Only in Saudi Arabia, it is estimated that the Hajj season generated over 350,000 jobs during 2023.


Infrastructure development is a continuous benefit related to Hajj and Umrah season, with billions of riyals invested annually by the Saudi government and businesses to improve the facilities for pilgrims.


The two Grand Mosque extension projects in Makkah and Madinah and the upgradation of facilities on Mina, Arafat, and Muzdalfa, the establishment of a high-speed rail network, upgradation of airports, utilities and road infrastructure, construction of new buildings and hotels in the holy cities boost direct and indirect economic activity with its benefits spilling over to allied industries and job creation for expats in the kingdom.


During Hajj, another important activity that is performed by all pilgrims is the mandatory sacrifice of animals, and distribution of its meat to the deserving, near the tent city of Mina.


This creates a unique demand and market of over a million goats and thousands of cattle.

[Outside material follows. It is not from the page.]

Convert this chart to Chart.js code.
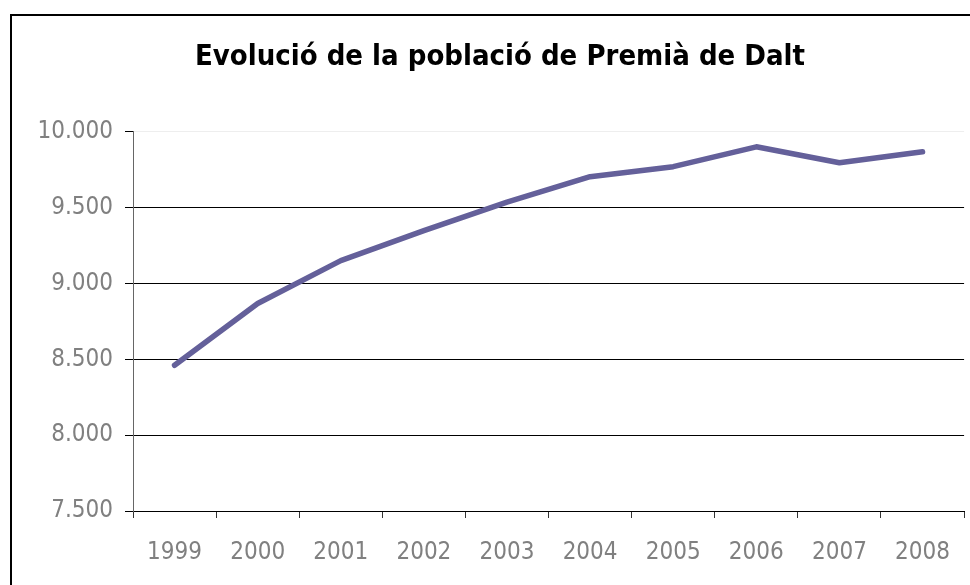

This act carries a significant economic impact and generates a unique opportunity, especially for small animal farmers living in villages and rural areas to not only participate in a useful economic activity but also generate a good return to get their rightful share in this wealth transfer process to the lower segment of society.


The surplus meat from Saudi Arabia is also sent to poor countries in Asia and Africa to help communities with high levels of malnutrition or starvation.

Simultaneously, when the ritual of Hajj is being performed in Makkah, across the world over a billion Muslims celebrate the Eid of Sacrifice.


It is a special occasion where all the Muslims who can afford and possess surplus wealth are required to buy a healthy animal and sacrifice it and distribute the meat to help other deserving Muslims and minorities.


This creates a powerful ripple effect with wealth transferring to the cattle farmers, small villagers, and to the rural economy from the richer segments and this in turn stimulates the rural economy.


Secondly, the distribution of meat can also be viewed as a transfer of wealth to the lower segment of society, especially those who cannot afford to buy the meat to feed their family, thus helping to reduce food insecurity and malnutrition.


Looking at the global economic impact and revenue generation, it can be safely concluded that Qurbani is yet another wonderful economic booster, particularly for Muslim countries.